Task brief => Pictures within the data are to be left out; everything else must be reproduced exactly.
══════════════════════════════
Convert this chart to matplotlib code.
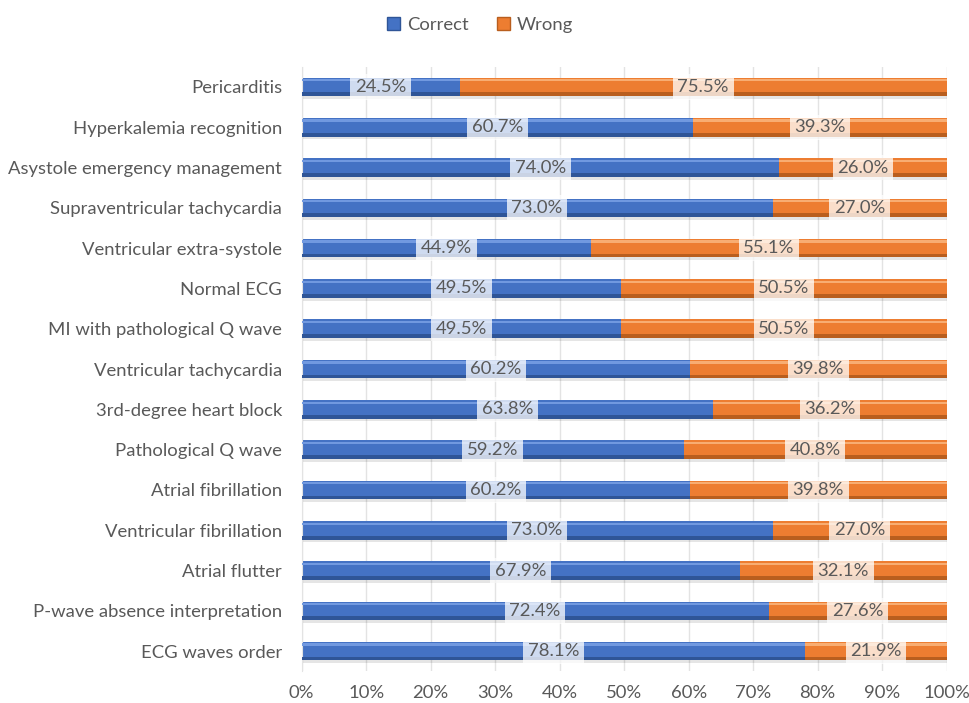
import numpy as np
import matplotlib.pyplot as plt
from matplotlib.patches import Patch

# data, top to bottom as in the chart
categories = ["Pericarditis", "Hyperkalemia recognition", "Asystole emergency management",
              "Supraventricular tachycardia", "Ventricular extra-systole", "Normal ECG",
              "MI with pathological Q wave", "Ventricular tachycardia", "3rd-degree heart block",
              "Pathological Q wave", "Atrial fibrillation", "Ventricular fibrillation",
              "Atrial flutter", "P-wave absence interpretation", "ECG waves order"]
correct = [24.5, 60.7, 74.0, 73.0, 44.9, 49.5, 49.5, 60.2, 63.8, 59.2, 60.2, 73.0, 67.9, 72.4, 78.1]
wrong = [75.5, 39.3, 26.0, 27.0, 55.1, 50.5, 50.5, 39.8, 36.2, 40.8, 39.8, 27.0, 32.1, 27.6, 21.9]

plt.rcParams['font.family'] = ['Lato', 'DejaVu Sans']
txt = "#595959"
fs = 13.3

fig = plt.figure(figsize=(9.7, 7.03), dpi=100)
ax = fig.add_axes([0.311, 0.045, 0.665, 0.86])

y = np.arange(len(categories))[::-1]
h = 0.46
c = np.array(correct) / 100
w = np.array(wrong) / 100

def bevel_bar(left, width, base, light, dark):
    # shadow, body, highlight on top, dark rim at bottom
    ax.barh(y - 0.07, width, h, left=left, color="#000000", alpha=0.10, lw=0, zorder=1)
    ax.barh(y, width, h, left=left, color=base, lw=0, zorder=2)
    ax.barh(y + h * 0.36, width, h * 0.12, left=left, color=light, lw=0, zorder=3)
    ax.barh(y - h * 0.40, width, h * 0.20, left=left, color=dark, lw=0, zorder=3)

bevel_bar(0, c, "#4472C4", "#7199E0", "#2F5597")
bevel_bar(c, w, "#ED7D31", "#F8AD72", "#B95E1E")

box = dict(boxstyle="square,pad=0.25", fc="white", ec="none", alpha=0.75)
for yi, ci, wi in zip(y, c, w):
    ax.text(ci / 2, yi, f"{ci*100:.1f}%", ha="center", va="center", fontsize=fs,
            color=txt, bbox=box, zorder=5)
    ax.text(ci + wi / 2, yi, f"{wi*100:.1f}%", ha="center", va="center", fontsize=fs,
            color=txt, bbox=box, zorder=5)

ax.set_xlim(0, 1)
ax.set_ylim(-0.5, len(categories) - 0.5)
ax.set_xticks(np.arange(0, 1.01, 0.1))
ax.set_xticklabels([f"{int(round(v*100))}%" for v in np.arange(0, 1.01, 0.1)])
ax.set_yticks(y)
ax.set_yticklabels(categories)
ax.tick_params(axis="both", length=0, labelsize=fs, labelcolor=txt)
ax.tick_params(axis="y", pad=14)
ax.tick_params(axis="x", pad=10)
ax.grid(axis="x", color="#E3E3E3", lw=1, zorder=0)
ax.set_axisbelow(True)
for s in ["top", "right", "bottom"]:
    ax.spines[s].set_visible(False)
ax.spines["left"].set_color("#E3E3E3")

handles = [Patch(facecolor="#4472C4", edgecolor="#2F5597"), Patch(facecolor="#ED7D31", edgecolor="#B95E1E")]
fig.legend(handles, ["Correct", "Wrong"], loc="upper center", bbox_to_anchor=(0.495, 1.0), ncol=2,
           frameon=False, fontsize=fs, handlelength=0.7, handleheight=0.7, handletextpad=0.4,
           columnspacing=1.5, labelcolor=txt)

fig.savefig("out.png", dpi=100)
══════════════════════════════
Output of the task =>
Convert this chart to matplotlib code.
import numpy as np
import matplotlib.pyplot as plt
from matplotlib.patches import Patch

# data, top to bottom as in the chart
categories = ["Pericarditis", "Hyperkalemia recognition", "Asystole emergency management",
              "Supraventricular tachycardia", "Ventricular extra-systole", "Normal ECG",
              "MI with pathological Q wave", "Ventricular tachycardia", "3rd-degree heart block",
              "Pathological Q wave", "Atrial fibrillation", "Ventricular fibrillation",
              "Atrial flutter", "P-wave absence interpretation", "ECG waves order"]
correct = [24.5, 60.7, 74.0, 73.0, 44.9, 49.5, 49.5, 60.2, 63.8, 59.2, 60.2, 73.0, 67.9, 72.4, 78.1]
wrong = [75.5, 39.3, 26.0, 27.0, 55.1, 50.5, 50.5, 39.8, 36.2, 40.8, 39.8, 27.0, 32.1, 27.6, 21.9]

plt.rcParams['font.family'] = ['Lato', 'DejaVu Sans']
txt = "#595959"
fs = 13.3

fig = plt.figure(figsize=(9.7, 7.03), dpi=100)
ax = fig.add_axes([0.311, 0.045, 0.665, 0.86])

y = np.arange(len(categories))[::-1]
h = 0.46
c = np.array(correct) / 100
w = np.array(wrong) / 100

def bevel_bar(left, width, base, light, dark):
    # shadow, body, highlight on top, dark rim at bottom
    ax.barh(y - 0.07, width, h, left=left, color="#000000", alpha=0.10, lw=0, zorder=1)
    ax.barh(y, width, h, left=left, color=base, lw=0, zorder=2)
    ax.barh(y + h * 0.36, width, h * 0.12, left=left, color=light, lw=0, zorder=3)
    ax.barh(y - h * 0.40, width, h * 0.20, left=left, color=dark, lw=0, zorder=3)

bevel_bar(0, c, "#4472C4", "#7199E0", "#2F5597")
bevel_bar(c, w, "#ED7D31", "#F8AD72", "#B95E1E")

box = dict(boxstyle="square,pad=0.25", fc="white", ec="none", alpha=0.75)
for yi, ci, wi in zip(y, c, w):
    ax.text(ci / 2, yi, f"{ci*100:.1f}%", ha="center", va="center", fontsize=fs,
            color=txt, bbox=box, zorder=5)
    ax.text(ci + wi / 2, yi, f"{wi*100:.1f}%", ha="center", va="center", fontsize=fs,
            color=txt, bbox=box, zorder=5)

ax.set_xlim(0, 1)
ax.set_ylim(-0.5, len(categories) - 0.5)
ax.set_xticks(np.arange(0, 1.01, 0.1))
ax.set_xticklabels([f"{int(round(v*100))}%" for v in np.arange(0, 1.01, 0.1)])
ax.set_yticks(y)
ax.set_yticklabels(categories)
ax.tick_params(axis="both", length=0, labelsize=fs, labelcolor=txt)
ax.tick_params(axis="y", pad=14)
ax.tick_params(axis="x", pad=10)
ax.grid(axis="x", color="#E3E3E3", lw=1, zorder=0)
ax.set_axisbelow(True)
for s in ["top", "right", "bottom"]:
    ax.spines[s].set_visible(False)
ax.spines["left"].set_color("#E3E3E3")

handles = [Patch(facecolor="#4472C4", edgecolor="#2F5597"), Patch(facecolor="#ED7D31", edgecolor="#B95E1E")]
fig.legend(handles, ["Correct", "Wrong"], loc="upper center", bbox_to_anchor=(0.495, 1.0), ncol=2,
           frameon=False, fontsize=fs, handlelength=0.7, handleheight=0.7, handletextpad=0.4,
           columnspacing=1.5, labelcolor=txt)

fig.savefig("out.png", dpi=100)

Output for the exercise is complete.